[Stored dataset items]
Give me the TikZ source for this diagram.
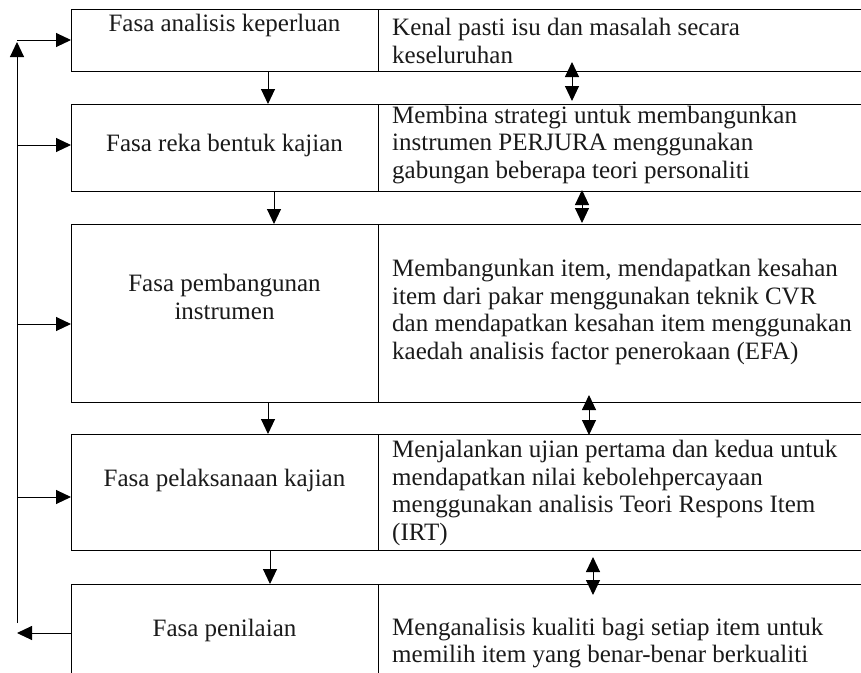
\documentclass[tikz,border=0pt]{standalone}
\usepackage{fontspec}
\setmainfont{Liberation Serif}
\usetikzlibrary{arrows.meta}
\definecolor{txt}{HTML}{1A1A1A}
\tikzset{
  rowbox/.style={draw=black, line width=1.4pt, rectangle, inner sep=0pt, anchor=north west},
  ltext/.style={inner sep=0pt, align=center, text=txt, font=\fontsize{25}{27.5}\selectfont},
  rtext/.style={inner sep=0pt, align=left, anchor=west, text=txt, font=\fontsize{25}{27.5}\selectfont},
  arr/.style={line width=1pt, -{Triangle[length=15pt,width=14pt]}},
  darr/.style={line width=1pt, {Triangle[length=15pt,width=14pt]}-{Triangle[length=15pt,width=14pt]}}
}
\begin{document}
\begin{tikzpicture}[x=1pt,y=-1pt]
\useasboundingbox (0,0) rectangle (861,672);
\clip (0,0) rectangle (861,672);
% right column rows
\node[rowbox, minimum width=520pt, minimum height=62pt]  (R1) at (378,9) {};
\node[rowbox, minimum width=520pt, minimum height=87pt]  (R2) at (378,104) {};
\node[rowbox, minimum width=520pt, minimum height=178pt] (R3) at (378,224) {};
\node[rowbox, minimum width=520pt, minimum height=116pt] (R4) at (378,434) {};
\node[rowbox, minimum width=520pt, minimum height=130pt] (R5) at (378,584) {};
% left boxes
\node[rowbox, minimum width=307pt, minimum height=62pt]  (L1) at (71,9) {};
\node[rowbox, minimum width=307pt, minimum height=87pt]  (L2) at (71,104) {};
\node[rowbox, minimum width=307pt, minimum height=178pt] (L3) at (71,224) {};
\node[rowbox, minimum width=307pt, minimum height=116pt] (L4) at (71,434) {};
\node[rowbox, minimum width=307pt, minimum height=130pt] (L5) at (71,584) {};
% left texts
\node[ltext] (t1) at (224.5,25) {Fasa analisis keperluan};
\node[ltext] (t2) at (224.5,145) {Fasa reka bentuk kajian};
\node[ltext] (t3) at (224.5,297) {Fasa pembangunan\\instrumen};
\node[ltext] (t4) at (224.5,480) {Fasa pelaksanaan kajian};
\node[ltext] (t5) at (224.5,630) {Fasa penilaian};
% right texts
\node[rtext] (r1) at (392,41) {Kenal pasti isu dan masalah secara\\keseluruhan};
\node[rtext] (r2) at (392,145) {Membina strategi untuk membangunkan\\instrumen PERJURA menggunakan\\gabungan beberapa teori personaliti};
\node[rtext] (r3) at (392,312) {Membangunkan item, mendapatkan kesahan\\item dari pakar menggunakan teknik CVR\\dan mendapatkan kesahan item menggunakan\\kaedah analisis factor penerokaan (EFA)};
\node[rtext] (r4) at (392,493) {Menjalankan ujian pertama dan kedua untuk\\mendapatkan nilai kebolehpercayaan\\menggunakan analisis Teori Respons Item\\(IRT)};
\node[rtext] (r5) at (392,643) {Menganalisis kualiti bagi setiap item untuk\\memilih item yang benar-benar berkualiti};
% down arrows between phases
\coordinate (d1) at (268,0);
\coordinate (d2) at (274,0);
\coordinate (d3) at (268,0);
\coordinate (d4) at (270,0);
\draw[arr] (L1.south -| d1) -- (L2.north -| d1);
\draw[arr] (L2.south -| d2) -- (L3.north -| d2);
\draw[arr] (L3.south -| d3) -- (L4.north -| d3);
\draw[arr] (L4.south -| d4) -- (L5.north -| d4);
% double arrows on right
\coordinate (u1) at (572,62);  \coordinate (v1) at (572,101);
\coordinate (u2) at (582,190); \coordinate (v2) at (582,223);
\coordinate (u3) at (589,395); \coordinate (v3) at (589,435);
\coordinate (u4) at (593,557); \coordinate (v4) at (593,595);
\draw[darr] (u1) -- (v1);
\draw[darr] (u2) -- (v2);
\draw[darr] (u3) -- (v3);
\draw[darr] (u4) -- (v4);
% feedback loop on left
\coordinate (fb) at (17,623);
\coordinate (ft) at (17,42);
\coordinate (f1) at (17,40);
\coordinate (f2) at (17,145);
\coordinate (f3) at (17,324);
\coordinate (f4) at (17,497);
\coordinate (f5) at (17,633);
\draw[arr] (fb) -- (ft);
\draw[arr] (f1) -- (f1 -| L1.west);
\draw[arr] (f2) -- (f2 -| L2.west);
\draw[arr] (f3) -- (f3 -| L3.west);
\draw[arr] (f4) -- (f4 -| L4.west);
\draw[arr] (f5 -| L5.west) -- (f5);
\end{tikzpicture}
\end{document}
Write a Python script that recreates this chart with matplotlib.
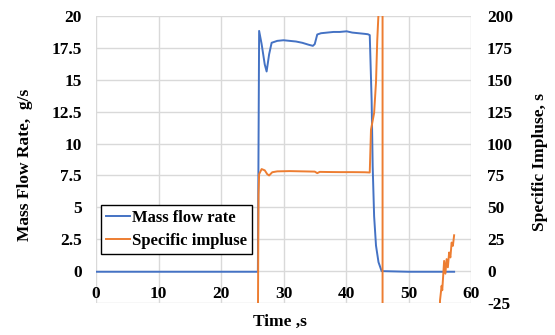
import matplotlib
matplotlib.use("Agg")
import matplotlib.pyplot as plt

# ---- data ----
mass_time = [0, 10, 20, 25.9, 26.1, 26.5, 27.0, 27.3, 27.7, 28.1, 29.0, 30.0, 31.0,
             32.0, 33.0, 34.0, 34.7, 35.0, 35.4, 36.0, 37.0, 38.0, 39.0, 40.1, 41.0,
             42.0, 43.0, 43.5, 43.8, 44.1, 44.27, 44.5, 44.8, 45.2, 45.7, 50.0, 57.3]
mass_flow = [-0.05, -0.05, -0.05, -0.05, 18.83, 17.8, 16.2, 15.65, 17.0, 17.9, 18.05, 18.1, 18.05,
             18.0, 17.9, 17.75, 17.66, 17.8, 18.55, 18.65, 18.7, 18.75, 18.75, 18.8, 18.7,
             18.65, 18.6, 18.57, 18.5, 13.4, 8.2, 4.3, 2.0, 0.7, 0.0, -0.05, -0.05]

isp_time = [25.85, 26.0, 26.1, 26.5, 27.0, 27.4, 27.7, 28.2, 29.0, 31.0, 33.0, 35.0,
            35.4, 35.8, 37.0, 39.0, 41.0, 43.0, 43.8, 44.0, 44.5, 44.8, 45.0, 45.2,
            45.5, 45.83, 45.87, 54.95, 55.04, 55.3, 55.4, 55.7, 55.9, 56.1, 56.3,
            56.5, 56.7, 56.9, 57.1, 57.3]
isp = [-100, 60, 76, 80, 79, 76, 75, 77.5, 78.2, 78.4, 78.2, 78.0,
       76.8, 77.8, 77.7, 77.6, 77.6, 77.5, 77.3, 111, 124, 148, 181, 202,
       400, 5000, -5000, -60, -23, -11.5, -15, 8, -2, 9.4, 3,
       14.6, 10.7, 22.4, 19.8, 28.1]

x_ticks = [0, 10, 20, 30, 40, 50, 60]
left_ticks = [-2.5, 0, 2.5, 5, 7.5, 10, 12.5, 15, 17.5, 20]
left_labels = ["", "0", "2.5", "5", "7.5", "10", "12.5", "15", "17.5", "20"]
right_ticks = [-25, 0, 25, 50, 75, 100, 125, 150, 175, 200]

# ---- styling ----
plt.rcParams['font.family'] = ['Liberation Serif', 'DejaVu Serif']
plt.rcParams['font.weight'] = 'bold'
FS = 12.5
BLUE = '#4472C4'
ORANGE = '#ED7D31'
GRID = '#D9D9D9'

fig = plt.figure(figsize=(5.55, 3.35), dpi=100)
ax = fig.add_axes([96/555, 1-303/335, (471-96)/555, (303-16)/335])
ax.spines['bottom'].set_position(('data', 0))
ax2 = ax.twinx()

ax.plot(mass_time, mass_flow, color=BLUE, lw=1.4, label='Mass flow rate', zorder=3)
ax2.plot(isp_time, isp, color=ORANGE, lw=1.4, label='Specific impluse', zorder=3)

ax.set_xlim(0, 60)
ax.set_ylim(-2.5, 20)
ax2.set_ylim(-25, 200)

ax.set_xticks(x_ticks)
ax.set_xticklabels([str(v) for v in x_ticks])
ax.set_yticks(left_ticks)
ax.set_yticklabels(left_labels)
ax2.set_yticks(right_ticks)
ax2.set_yticklabels([str(v) for v in right_ticks])

for a in (ax, ax2):
    for s in a.spines.values():
        s.set_visible(False)
ax.tick_params(axis='x', length=0, pad=11, labelsize=FS)
ax.tick_params(axis='y', length=0, pad=10, labelsize=FS)
ax2.tick_params(axis='y', length=0, pad=11.5, labelsize=FS)
for lab in ax.get_xticklabels() + ax.get_yticklabels() + ax2.get_yticklabels():
    lab.set_fontweight('bold')

ax.grid(True, color=GRID, lw=1.0, zorder=0)
ax.set_axisbelow(True)

fig.text(25/555, 1-165/335, 'Mass Flow Rate,  g/s', rotation=90, ha='center', va='center',
         fontsize=FS, fontweight='bold')
fig.text(540/555, 1-162/335, 'Specific Impluse, s', rotation=90, ha='center', va='center',
         fontsize=FS, fontweight='bold')
fig.text(280/555, 1-322/335, 'Time ,s', ha='center', va='center',
         fontsize=FS, fontweight='bold')

h1, l1 = ax.get_legend_handles_labels()
h2, l2 = ax2.get_legend_handles_labels()
leg = ax2.legend(h1 + h2, l1 + l2, loc='lower left', bbox_to_anchor=(101/555, 1-254/335),
                 bbox_transform=fig.transFigure, borderaxespad=0, fancybox=False,
                 edgecolor='black', framealpha=1, prop={'size': 12, 'weight': 'bold'},
                 handlelength=1.45, handletextpad=0.1, borderpad=0.3, labelspacing=0.45)
leg.get_frame().set_linewidth(1.0)
leg.set_zorder(10)

fig.savefig('out.png', dpi=100)
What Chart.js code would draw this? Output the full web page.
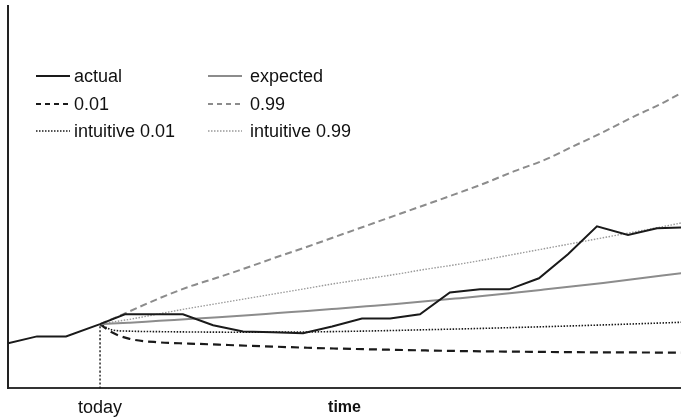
<!DOCTYPE html>
<html>
<head>
<meta charset="utf-8">
<script src="https://cdn.jsdelivr.net/npm/chart.js@4.4.0/dist/chart.umd.min.js"></script>
<style>
  body { margin: 0; background: #fff; }
</style>
</head>
<body>
<canvas id="forecastChart" width="681" height="419"></canvas>
<script>
// days relative to today, values in arbitrary units
const actualDays = [-3.11, -2.13, -1.15, 0, 0.84, 1.82, 2.8, 3.82, 4.83, 5.84, 6.86, 7.84, 8.85, 9.8, 10.81, 11.82, 12.84, 13.82, 14.83, 15.81, 16.79, 17.84, 18.82, 19.63];
const actualValues = [11.8, 13.6, 13.6, 16.8, 19.4, 19.4, 19.4, 16.5, 14.9, 14.7, 14.4, 16.2, 18.3, 18.3, 19.4, 25.1, 25.9, 25.9, 28.8, 35.1, 42.4, 40.1, 41.9, 42.1];

const forecastDays = [0, 0.4, 1, 2, 3, 4, 5, 6, 7, 8, 9, 10, 11, 12, 13, 14, 15, 16, 17, 18, 19, 20];
const expectedValues = [16.8, 16.94, 17.2, 17.67, 18.12, 18.59, 19.1, 19.69, 20.26, 20.86, 21.47, 22.09, 22.77, 23.48, 24.21, 25, 25.84, 26.7, 27.59, 28.53, 29.5, 30.5];
const low01Values = [16.8, 14.66, 12.96, 12.04, 11.73, 11.44, 11.15, 10.89, 10.63, 10.42, 10.24, 10.08, 9.92, 9.79, 9.69, 9.61, 9.53, 9.48, 9.42, 9.4, 9.37, 9.35];
const high99Values = [16.8, 18.1, 20.16, 23.56, 26.57, 29.06, 31.68, 34.42, 37.04, 39.79, 42.54, 45.29, 48.04, 50.79, 53.66, 56.81, 59.69, 63.35, 67.02, 70.94, 74.61, 78.8];
const intuitive01Values = [16.8, 15.31, 14.97, 14.84, 14.76, 14.71, 14.69, 14.71, 14.76, 14.87, 15, 15.16, 15.34, 15.52, 15.71, 15.92, 16.13, 16.36, 16.6, 16.86, 17.12, 17.38];
const intuitive99Values = [16.8, 17.33, 18.06, 19.5, 20.94, 22.25, 23.56, 24.87, 26.18, 27.49, 28.66, 29.84, 31.15, 32.33, 33.64, 35.08, 36.52, 37.96, 39.4, 40.84, 42.28, 43.85];

const tickDays = [0];
const tickLabels = ['today'];
const todayValue = 16.8;

const toPoints = (xs, ys) => xs.map((x, i) => ({ x, y: ys[i] }));

const black = '#1a1a1a';
const gray = '#8c8c8c';

const series = (label, xs, ys, color, width, dash) => ({
    label,
    data: toPoints(xs, ys),
    borderColor: color,
    borderWidth: width,
    borderDash: dash,
    pointRadius: 0,
    fill: false,
    cubicInterpolationMode: label === 'actual' ? 'default' : 'monotone',
    tension: 0
});

Chart.defaults.font.family = "'Liberation Sans', Arial, sans-serif";
Chart.defaults.color = '#111';

// two column legend inside the plot, like the original figure
const cornerLegend = {
    id: 'cornerLegend',
    afterDatasetsDraw(chart) {
        const ctx = chart.ctx;
        const sampleX = [36, 208];
        const textX = [74, 250];
        const rowY = [76, 104, 131];
        const items = chart.data.datasets.filter(ds => ds.label !== 'today');
        ctx.save();
        ctx.font = "18px 'Liberation Sans', Arial, sans-serif";
        ctx.textBaseline = 'middle';
        ctx.fillStyle = '#111';
        items.forEach((ds, i) => {
            const col = i % 2;
            const y = rowY[Math.floor(i / 2)];
            const dash = ds.borderDash && ds.borderDash.length > 0 && ds.borderDash[0] > 3 ? [5, 4] : (ds.borderDash || []);
            ctx.beginPath();
            ctx.strokeStyle = ds.borderColor;
            ctx.lineWidth = ds.borderWidth;
            ctx.setLineDash(dash);
            ctx.moveTo(sampleX[col], y);
            ctx.lineTo(sampleX[col] + 34, y);
            ctx.stroke();
            ctx.setLineDash([]);
            ctx.fillText(ds.label, textX[col], y + 1);
        });
        ctx.restore();
    }
};

new Chart(document.getElementById('forecastChart').getContext('2d'), {
    type: 'line',
    data: {
        datasets: [
            series('actual', actualDays, actualValues, black, 2, []),
            series('expected', forecastDays, expectedValues, gray, 2, []),
            series('0.01', forecastDays, low01Values, black, 2.2, [8, 5]),
            series('0.99', forecastDays, high99Values, gray, 2, [7, 4]),
            series('intuitive 0.01', forecastDays, intuitive01Values, black, 1.6, [1.5, 1.5]),
            series('intuitive 0.99', forecastDays, intuitive99Values, '#999', 1.4, [1.5, 1.5]),
            series('today', [0, 0], [0, todayValue], black, 1.4, [2, 2])
        ]
    },
    options: {
        responsive: false,
        animation: false,
        devicePixelRatio: 1,
        layout: { padding: { left: 8, top: 6, right: 0, bottom: 0 } },
        plugins: {
            legend: { display: false },
            tooltip: { enabled: false }
        },
        scales: {
            x: {
                type: 'linear',
                min: -3.11,
                max: 19.63,
                grid: { display: false, drawTicks: false },
                border: { display: true, color: '#333', width: 2 },
                afterBuildTicks: axis => { axis.ticks = tickDays.map(value => ({ value })); },
                ticks: {
                    callback: (value) => tickLabels[tickDays.indexOf(value)],
                    font: { size: 18 },
                    color: '#111',
                    padding: 9,
                    maxRotation: 0,
                    autoSkip: false
                },
                title: {
                    display: true,
                    text: 'time',
                    font: { size: 16, weight: 'bold' },
                    color: '#111',
                    padding: { top: -30.2, bottom: 2 }
                }
            },
            y: {
                min: 0,
                max: 100,
                grid: { display: false, drawTicks: false },
                border: { display: true, color: '#222', width: 2 },
                ticks: { display: false }
            }
        }
    },
    plugins: [cornerLegend]
});
</script>
</body>
</html>
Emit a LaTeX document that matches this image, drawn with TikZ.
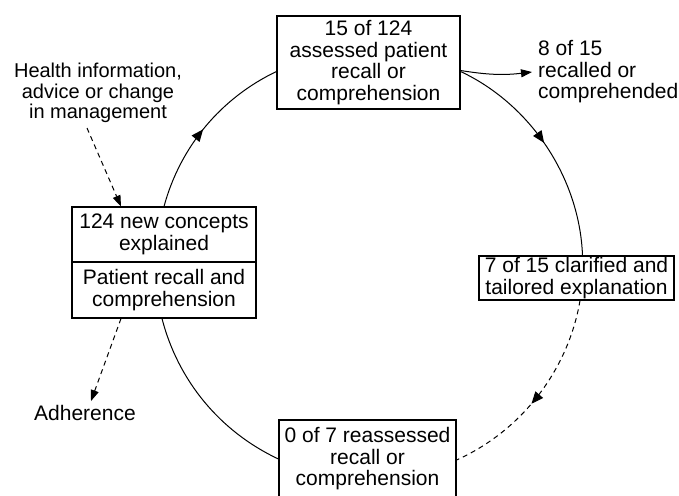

■ **Directions for this task**:
In the records above, collect each line with "matplotlib".

■ **Solution below**:
Write a Python script that recreates this chart with matplotlib.
import matplotlib
matplotlib.use("Agg")
import matplotlib.pyplot as plt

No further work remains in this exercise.